-- Begin DATA SECTION --
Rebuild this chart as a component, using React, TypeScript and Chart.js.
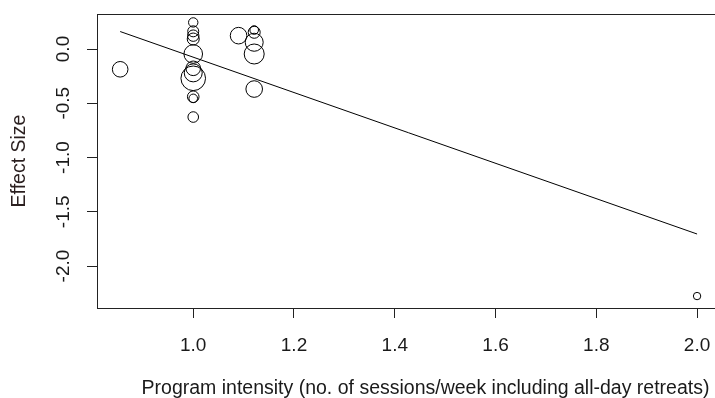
import React, { useEffect, useRef } from "react";
import { Chart, registerables } from "chart.js";

Chart.register(...registerables);

// Study-level data (moderator = sessions/week, effect size, relative weight)
const studyIntensity = [1.0, 1.0, 1.0, 1.0, 1.0, 1.0, 1.0, 1.0, 1.0, 1.0, 1.0, 1.09, 1.121, 1.121, 1.121, 1.121, 1.121, 0.855, 2.0];
const studyEffect = [0.245, 0.163, 0.123, 0.092, -0.046, -0.178, -0.22, -0.27, -0.44, -0.455, -0.627, 0.123, 0.175, 0.154, 0.062, -0.046, -0.369, -0.187, -2.277];
const studyWeight = [4.7, 5.5, 5.7, 6.0, 9.3, 7.3, 9.0, 12.3, 5.8, 4.3, 5.3, 8.3, 4.3, 6.0, 9.0, 10.0, 8.3, 7.8, 3.7];

// Meta-regression line endpoints
const regLineX = [0.855, 2.0];
const regLineY = [0.161, -1.705];

// Axis ticks
const xTickValues = [1.0, 1.2, 1.4, 1.6, 1.8, 2.0];
const yTickValues = [0.0, -0.5, -1.0, -1.5, -2.0];

const xTitle = "Program intensity (no. of sessions/week including all-day retreats)";
const yTitle = "Effect Size";

const FONT = "'Liberation Sans', Arial, sans-serif";
const INK = "#1a1a1a";

const boxPlugin = {
  id: "rbox",
  afterDraw(chart: any) {
    const { ctx, chartArea } = chart;
    ctx.save();
    ctx.strokeStyle = "#222";
    ctx.lineWidth = 1;
    ctx.strokeRect(
      Math.round(chartArea.left) + 0.5,
      Math.round(chartArea.top) + 0.5,
      Math.round(chartArea.right - chartArea.left),
      Math.round(chartArea.bottom - chartArea.top)
    );
    ctx.restore();
  },
};

export default function App() {
  const ref = useRef<HTMLCanvasElement | null>(null);

  useEffect(() => {
    if (!ref.current) return;
    const bubbles = studyIntensity.map((x, i) => ({ x, y: studyEffect[i], r: studyWeight[i] }));
    const line = regLineX.map((x, i) => ({ x, y: regLineY[i] }));
    const chart = new Chart(ref.current, {
      type: "bubble",
      data: {
        datasets: [
          {
            type: "line",
            data: line,
            borderColor: "#000",
            borderWidth: 1,
            pointRadius: 0,
            fill: false,
            order: 2,
          } as any,
          {
            type: "bubble",
            data: bubbles,
            borderColor: "#000",
            borderWidth: 1,
            backgroundColor: "rgba(0,0,0,0)",
            hoverRadius: 0,
            order: 1,
          } as any,
        ],
      },
      plugins: [boxPlugin],
      options: {
        responsive: false,
        animation: false,
        events: [],
        layout: { autoPadding: false, padding: { left: 0, top: 14, right: 6, bottom: 0 } },
        plugins: { legend: { display: false }, tooltip: { enabled: false } },
        scales: {
          x: {
            type: "linear",
            min: 0.809,
            max: 2.113,
            afterFit: (s: any) => {
              s.height = 90;
              s.paddingLeft = 0;
              s.paddingRight = 0;
            },
            afterBuildTicks: (s: any) => {
              s.ticks = xTickValues.map((v) => ({ value: v }));
            },
            grid: {
              display: true,
              drawOnChartArea: false,
              drawTicks: true,
              tickLength: 10,
              color: "#222",
              lineWidth: 1,
            },
            border: { display: false },
            ticks: {
              color: INK,
              font: { family: FONT, size: 19 },
              padding: 16,
              maxRotation: 0,
              minRotation: 0,
              autoSkip: false,
              callback: (v: any) => Number(v).toFixed(1),
            },
            title: {
              display: true,
              text: xTitle,
              color: INK,
              font: { family: FONT, size: 19.5 },
              padding: { top: 0, bottom: -2 },
            },
          },
          y: {
            type: "linear",
            min: -2.387,
            max: 0.3226,
            afterFit: (s: any) => {
              s.width = 97;
              s.paddingTop = 0;
              s.paddingBottom = 0;
            },
            afterBuildTicks: (s: any) => {
              s.ticks = yTickValues.map((v) => ({ value: v }));
            },
            grid: {
              display: true,
              drawOnChartArea: false,
              drawTicks: true,
              tickLength: 10,
              color: "#222",
              lineWidth: 1,
            },
            border: { display: false },
            ticks: {
              color: INK,
              font: { family: FONT, size: 19 },
              padding: 7,
              minRotation: 90,
              maxRotation: 90,
              crossAlign: "center",
              autoSkip: false,
              callback: (v: any) => Number(v).toFixed(1),
            },
            title: {
              display: true,
              text: yTitle,
              color: "#2a1f1f",
              font: { family: FONT, size: 19.5 },
              padding: { top: 8, bottom: 0 },
            },
          },
        },
      },
    });
    return () => chart.destroy();
  }, []);

  return (
    <div style={{ position: "absolute", left: 0, top: 0, width: 715, height: 398, overflow: "hidden", background: "#fff" }}>
      <canvas ref={ref} width={760} height={398} style={{ display: "block" }} />
    </div>
  );
}
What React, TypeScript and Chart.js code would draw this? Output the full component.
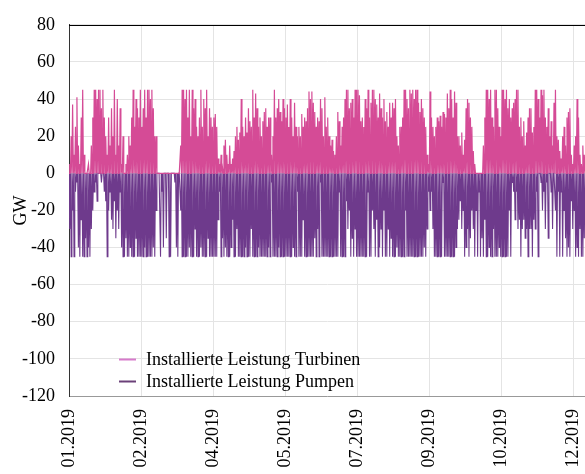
import React, { useEffect, useRef } from 'react';
import { Chart, registerables } from 'chart.js';

Chart.register(...registerables);

// x-axis: days since 01.01.2019, ticks every 50 days
const xTickLabels = ['01.2019', '02.2019', '04.2019', '05.2019', '07.2019', '09.2019', '10.2019', '12.2019'];
const xTickStepDays = 50;
const xMaxDays = 358;

const yMin = -120;
const yMax = 80;
const yStep = 20;
const yTitle = 'GW';

const seriesLabels = ['Installierte Leistung Turbinen', 'Installierte Leistung Pumpen'];
const seriesColors = ['#d54b96', '#6e3a8c'];
const legendColors = ['#d77acb', '#6b4079'];

// daily peak generation of turbines (GW), day 0 = 01.01.2019
const turbinenDaily = [
  5, 20, 37, 10, 25, 41, 15, 5, 30, 45,
  10, 0, 0, 5, 0, 15, 30, 45, 45, 40,
  45, 45, 35, 45, 30, 20, 10, 30, 15, 35,
  20, 45, 10, 40, 15, 35, 5, 20, 0, 5,
  10, 20, 15, 30, 45, 25, 40, 35, 30, 45,
  25, 35, 45, 30, 45, 45, 40, 45, 35, 20,
  20, 0, 0, 0, 0, 0, 0, 0, 0, 0,
  0, 0, 0, 0, 0, 0, 0, 15, 45, 45,
  40, 45, 30, 45, 20, 45, 35, 40, 25, 20,
  30, 45, 25, 40, 35, 45, 20, 35, 30, 25,
  30, 32, 25, 8, 5, 10, 3, 15, 18, 10,
  5, 15, 5, 8, 12, 20, 25, 18, 22, 40,
  25, 20, 30, 22, 35, 28, 25, 45, 30, 43,
  35, 25, 30, 20, 28, 33, 35, 25, 30, 30,
  10, 20, 45, 30, 35, 40, 33, 28, 40, 35,
  30, 37, 25, 40, 30, 20, 38, 25, 20, 25,
  20, 32, 25, 30, 28, 35, 44, 40, 44, 38,
  33, 25, 30, 28, 40, 35, 20, 41, 25, 30,
  20, 15, 18, 12, 10, 20, 33, 28, 15, 25,
  30, 40, 45, 45, 35, 38, 40, 30, 45, 45,
  45, 42, 28, 30, 25, 40, 35, 45, 30, 38,
  45, 45, 40, 37, 30, 43, 35, 30, 40, 28,
  33, 25, 38, 30, 38, 35, 40, 20, 15, 25,
  25, 30, 45, 45, 40, 35, 45, 43, 45, 40,
  45, 45, 38, 33, 40, 35, 30, 25, 10, 5,
  44, 30, 25, 20, 25, 30, 28, 31, 25, 33,
  32, 30, 43, 35, 45, 40, 30, 44, 38, 20,
  20, 15, 22, 10, 18, 35, 40, 38, 30, 25,
  12, 5, 0, 0, 0, 0, 0, 15, 30, 45,
  45, 40, 45, 30, 25, 45, 45, 35, 25, 20,
  45, 45, 40, 45, 35, 40, 30, 35, 38, 40,
  45, 45, 25, 30, 20, 28, 15, 22, 30, 35,
  35, 22, 25, 45, 45, 40, 30, 45, 42, 45,
  30, 25, 35, 20, 28, 15, 38, 45, 20, 18,
  12, 8, 20, 25, 15, 30, 33, 35, 10, 5,
  15, 20, 40, 30, 10, 5, 15, 10, 5,
];

// daily peak pumping load (GW, negative)
const pumpenDaily = [
  -30, -45, -20, -45, -10, -5, -40, -45, -25, -45,
  -45, -35, -45, -40, -45, -30, -20, -10, -5, -15,
  0, 0, -5, 0, -10, -15, -45, -20, -10, -25,
  -30, -15, -35, -20, -30, -10, -40, -45, -45, -35,
  -45, -45, -40, -45, -45, -45, -35, -45, -45, -45,
  -45, -45, -40, -45, -45, -45, -45, -45, -40, -45,
  -20, 0, 0, -45, -10, -40, 0, -35, 0, -45,
  -45, 0, 0, -5, -40, -45, 0, -20, -45, -45,
  -45, -45, -45, -40, -45, -45, -45, -30, -45, -45,
  -45, -40, -45, -45, -45, -45, -35, -45, -45, -45,
  -45, -45, -45, -25, -10, -45, -35, -45, -40, -45,
  -45, -45, -40, -25, -45, -45, -30, -45, -45, -45,
  -45, -45, -40, -45, -45, -45, -30, -45, -45, -45,
  -45, -40, -45, -45, -45, -45, -45, -45, -40, -45,
  -5, -45, -45, -45, -45, -40, -45, -45, -45, -45,
  -45, -45, -45, -45, -45, -40, -45, -45, -10, -45,
  -45, -45, -25, -45, -45, -45, -45, -45, -45, -45,
  -35, -45, -30, -45, -5, -45, -45, -45, -45, -45,
  -45, -45, -45, -45, -45, -45, -45, -10, -45, -45,
  -45, -45, -15, -30, -20, -45, -35, -45, -30, -45,
  -45, -45, -45, -45, -45, -45, -45, -10, -45, -45,
  -20, -30, -45, -25, -45, -40, -30, -45, -20, -45,
  -45, -30, -45, -35, -45, -45, -45, -40, -45, -45,
  -45, -45, -45, -20, -45, -45, -45, -45, -45, -45,
  -45, -45, -45, -45, -45, -45, -40, -45, -30, -10,
  -20, -10, -30, -45, -45, -45, -45, -45, -45, -5,
  -45, -45, -45, -45, -45, -45, -45, -45, -40, -30,
  -25, -15, -30, -20, -45, -40, -30, -45, -35, -20,
  -30, -45, -20, -45, -10, -45, -35, -45, -25, -45,
  -45, -40, -45, -45, -30, -45, -45, -45, -40, -45,
  -45, -45, -45, -45, -45, -20, -45, -5, -10, -25,
  -10, -30, -25, -45, -30, -25, -35, -30, -45, -30,
  -30, -45, -25, -30, -10, -45, 0, -5, -20, -10,
  -30, -5, -35, 0, -10, -30, 0, -20, -45, -10,
  -45, -10, -45, -20, -35, -45, -40, -45, -15, -30,
  -20, -45, -40, -45, -30, -45, -45, -35, -45,
];

// each day: idle (0) then daily peak
function dailyCycle(daily: number[]) {
  const pts: { x: number; y: number }[] = [];
  daily.forEach((v, i) => {
    pts.push({ x: i, y: 0 });
    pts.push({ x: i + 0.5, y: v });
  });
  return pts;
}

const frameAndLegend = {
  id: 'frameAndLegend',
  afterDraw(chart: any) {
    const { ctx, chartArea } = chart;
    const ys = chart.scales.y;
    ctx.save();
    ctx.strokeStyle = '#000';
    ctx.lineWidth = 1;
    ctx.beginPath();
    ctx.moveTo(chartArea.left, Math.round(chartArea.top) + 0.5);
    ctx.lineTo(chartArea.right, Math.round(chartArea.top) + 0.5);
    ctx.stroke();

    ctx.font = '18px "Liberation Serif", "Times New Roman", serif';
    ctx.textBaseline = 'middle';
    ctx.textAlign = 'left';
    const y0 = ys.getPixelForValue(-100);
    seriesLabels.forEach((lab, i) => {
      const y = Math.round(y0 + i * 22) + 0.5;
      ctx.strokeStyle = legendColors[i];
      ctx.lineWidth = 2;
      ctx.beginPath();
      ctx.moveTo(chartArea.left + 50, y);
      ctx.lineTo(chartArea.left + 67, y);
      ctx.stroke();
      ctx.fillStyle = '#000';
      ctx.fillText(lab, chartArea.left + 77, y + 1);
    });
    ctx.restore();
  },
};

export default function App() {
  const ref = useRef<HTMLCanvasElement | null>(null);

  useEffect(() => {
    document.body.style.margin = '0';
    document.body.style.overflow = 'hidden';
    if (!ref.current) return;
    const font = { family: '"Liberation Serif", "Times New Roman", serif', size: 18 };
    const chart = new Chart(ref.current, {
      type: 'line',
      data: {
        datasets: [
          {
            label: seriesLabels[0],
            data: dailyCycle(turbinenDaily),
            borderColor: seriesColors[0],
            backgroundColor: seriesColors[0],
            borderWidth: 1.2,
            pointRadius: 0,
            tension: 0,
            fill: false,
            order: 0,
          },
          {
            label: seriesLabels[1],
            data: dailyCycle(pumpenDaily),
            borderColor: seriesColors[1],
            backgroundColor: seriesColors[1],
            borderWidth: 1.1,
            pointRadius: 0,
            tension: 0,
            fill: false,
            order: 1,
          },
        ],
      },
      options: {
        animation: false,
        responsive: false,
        maintainAspectRatio: false,
        layout: { padding: { top: 23, right: 0, left: 0, bottom: 0 } },
        plugins: { legend: { display: false }, tooltip: { enabled: false } },
        scales: {
          x: {
            type: 'linear',
            min: 0,
            max: xMaxDays,
            grid: { color: '#e4e4e4', drawTicks: false },
            border: { color: '#999', width: 1 },
            ticks: {
              stepSize: xTickStepDays,
              includeBounds: false,
              autoSkip: false,
              maxRotation: 90,
              minRotation: 90,
              padding: 13,
              color: '#000',
              font,
              callback: (v: any) => xTickLabels[Math.round(Number(v) / xTickStepDays)] ?? '',
            },
            afterFit: (s: any) => {
              s.height = 78;
              s.paddingRight = 0;
              s.paddingLeft = 0;
            },
          },
          y: {
            min: yMin,
            max: yMax,
            grid: { color: '#e4e4e4', drawTicks: false },
            border: { color: '#333', width: 1 },
            ticks: { stepSize: yStep, padding: 14, color: '#000', font },
            title: { display: true, text: yTitle, color: '#000', font, padding: { top: 10, bottom: 0 } },
            afterFit: (s: any) => {
              s.width = 69;
            },
          },
        },
      },
      plugins: [frameAndLegend],
    });
    return () => chart.destroy();
  }, []);

  return (
    <div style={{ width: 585, height: 474 }}>
      <canvas ref={ref} width={585} height={474} style={{ display: 'block', width: 585, height: 474 }} />
    </div>
  );
}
-- End DATA SECTION --
DIRECTIONS: Starting at the first line of the entries, restate word for word everything through the line that holds "const yTickValues = [0.0, -0.5, -1.0, -1.5, -2.0];", both ends included, but omit any pictures.

ANSWER:
Rebuild this chart as a component, using React, TypeScript and Chart.js.
import React, { useEffect, useRef } from "react";
import { Chart, registerables } from "chart.js";

Chart.register(...registerables);

// Study-level data (moderator = sessions/week, effect size, relative weight)
const studyIntensity = [1.0, 1.0, 1.0, 1.0, 1.0, 1.0, 1.0, 1.0, 1.0, 1.0, 1.0, 1.09, 1.121, 1.121, 1.121, 1.121, 1.121, 0.855, 2.0];
const studyEffect = [0.245, 0.163, 0.123, 0.092, -0.046, -0.178, -0.22, -0.27, -0.44, -0.455, -0.627, 0.123, 0.175, 0.154, 0.062, -0.046, -0.369, -0.187, -2.277];
const studyWeight = [4.7, 5.5, 5.7, 6.0, 9.3, 7.3, 9.0, 12.3, 5.8, 4.3, 5.3, 8.3, 4.3, 6.0, 9.0, 10.0, 8.3, 7.8, 3.7];

// Meta-regression line endpoints
const regLineX = [0.855, 2.0];
const regLineY = [0.161, -1.705];

// Axis ticks
const xTickValues = [1.0, 1.2, 1.4, 1.6, 1.8, 2.0];
const yTickValues = [0.0, -0.5, -1.0, -1.5, -2.0];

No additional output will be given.